When India's Richest Man Bets ₹9.2 Lakh Crore on AI, Pay Attention
Mukesh Ambani's announcement of a $110 billion (approximately ₹9.2 lakh crore) AI investment at the India AI Impact Summit was a strategic declaration. Reliance Industries, through its Jio Platforms subsidiary, intends to become the foundational infrastructure layer for artificial intelligence in India—the compute provider, the connectivity backbone, the data platform, and increasingly, the consumer-facing AI experience. No single company outside of the American hyperscalers has committed resources of this scale to AI. The plan spans gigawatt-scale data centres, a national edge computing network, AI-native consumer applications led by JioFinance, and a talent pipeline initiative targeting 1 million AI-skilled workers by 2028.
The Data Centre Race: 120 Megawatts Coming by Year-End
Reliance has over 120 megawatts of data centre capacity expected online in the second half of 2026, with the first major campus in Navi Mumbai drawing power from a dedicated solar and grid hybrid supply. At full buildout, the planned network represents approximately 2 gigawatts of capacity—comparable to what Microsoft has deployed globally over the past three years, but concentrated in India. India's AI startup ecosystem—170+ active AI companies, $3.4 billion in cumulative venture funding, and a government mission targeting a $126 billion AI market by 2030—has been constrained by GPU compute access. Reliance's investment addresses that bottleneck directly, positioning Jio as the preferred infrastructure provider for Indian AI companies that would otherwise depend on AWS, Azure, or Google Cloud.

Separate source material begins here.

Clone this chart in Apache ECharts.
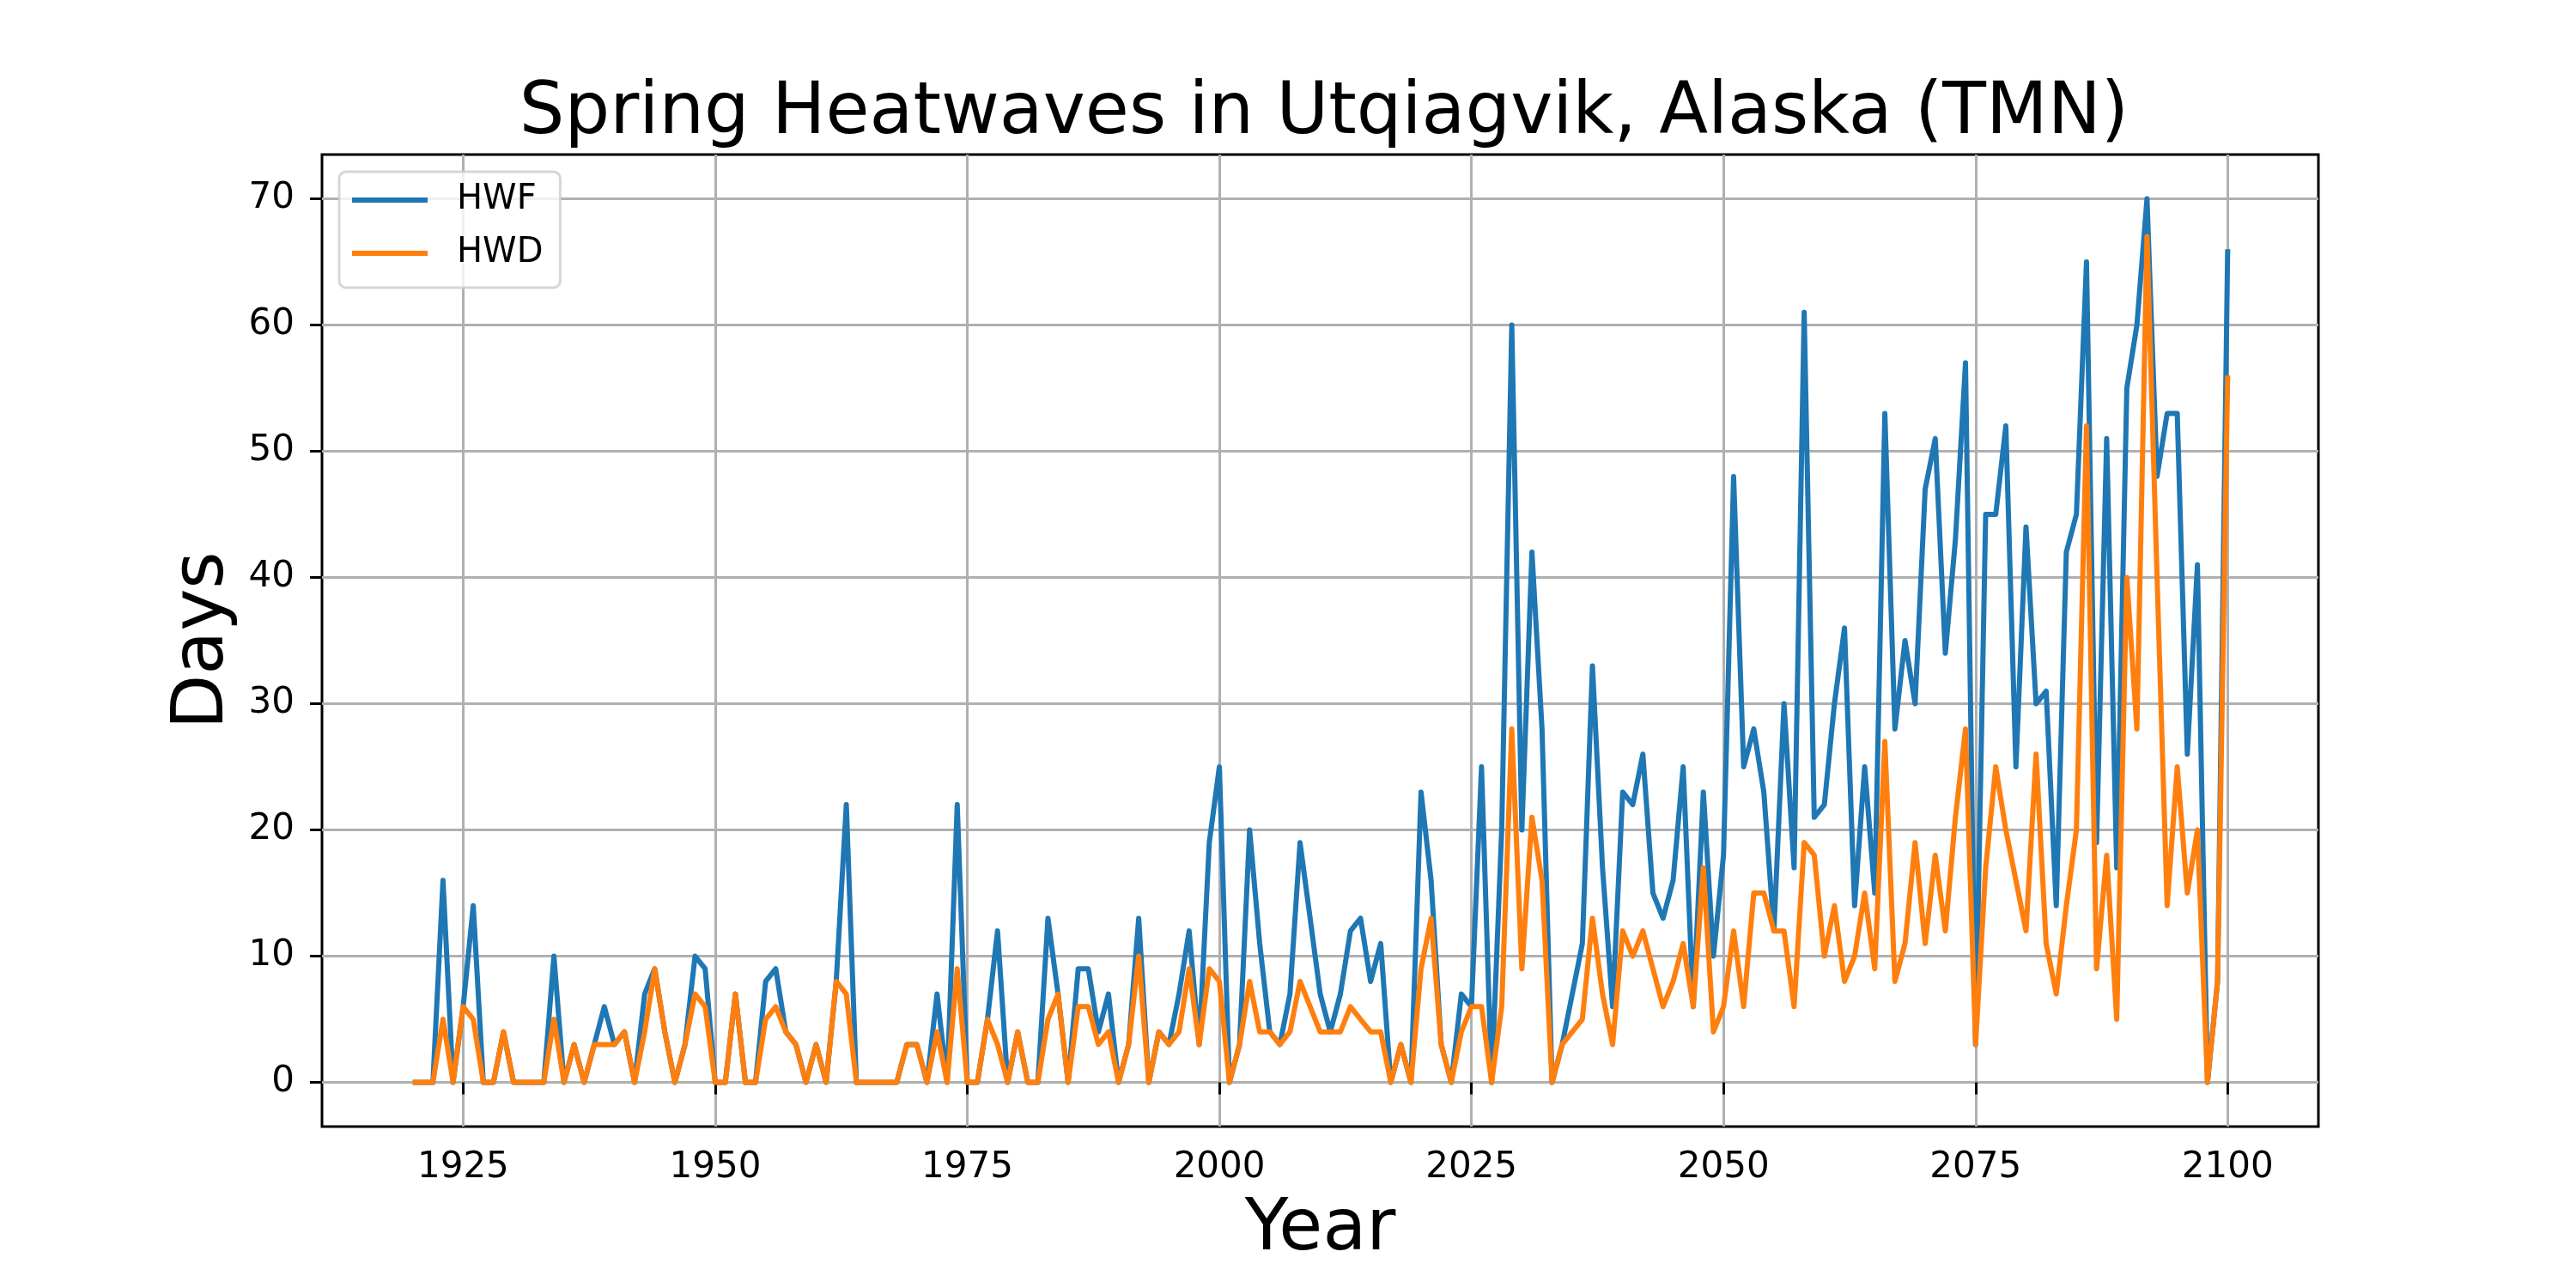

JioFinance: The Super-App Reshaping India's Fintech Landscape
JioFinance integrates UPI transactions, bill settlement, digital banking, insurance advisory, and investment services in a single interface—competing directly with PhonePe, Paytm, CRED, and Google Pay. Its AI-powered financial advisory layer analyses a user's transaction history and spending patterns to recommend financial products in plain Hindi, Tamil, Bengali, and six other Indian languages. For India's 300 million smartphone users who are financially active but underserved by traditional banking, this is a meaningful capability. JioFinance's UPI market share has grown from 2.1% in January 2026 to 4.8% in April—still well behind PhonePe's 48% and Google Pay's 37%, but growing at a pace the incumbents are watching carefully.
India's AI Mission: Government Tailwinds for Reliance's Bet
Reliance's investment is not occurring in a policy vacuum. The Indian government's India AI Mission provides infrastructure subsidies, talent development funding, and regulatory support for AI infrastructure investments. The DPIIT's 2026 startup framework has extended the deep tech startup classification period to 20 years and raised revenue thresholds for tax benefits—creating a favourable environment for the ecosystem that Reliance's infrastructure will serve. The government's own target of $200 billion in AI sector investment over the next two years is anchored in significant part on Reliance's commitment.
Risks and the Road to Execution
Ambani's track record on megaprojects is strong—Jio's 4G rollout was executed at a speed and scale that surprised the entire industry. But AI infrastructure is technically more complex, and global competition for GPU supply means that even Reliance's purchasing power may not be sufficient to acquire hardware at the rate the plan requires. NVIDIA's Blackwell order backlog extends 14 months; AMD's MI350 is similarly constrained. India's AI market, built on the digital public infrastructure of Aadhaar and UPI, has structural advantages that no other emerging market can replicate. Reliance, with its 450 million Jio subscriber base as a distribution channel, is positioned to monetise those advantages at a scale that no Indian startup can match.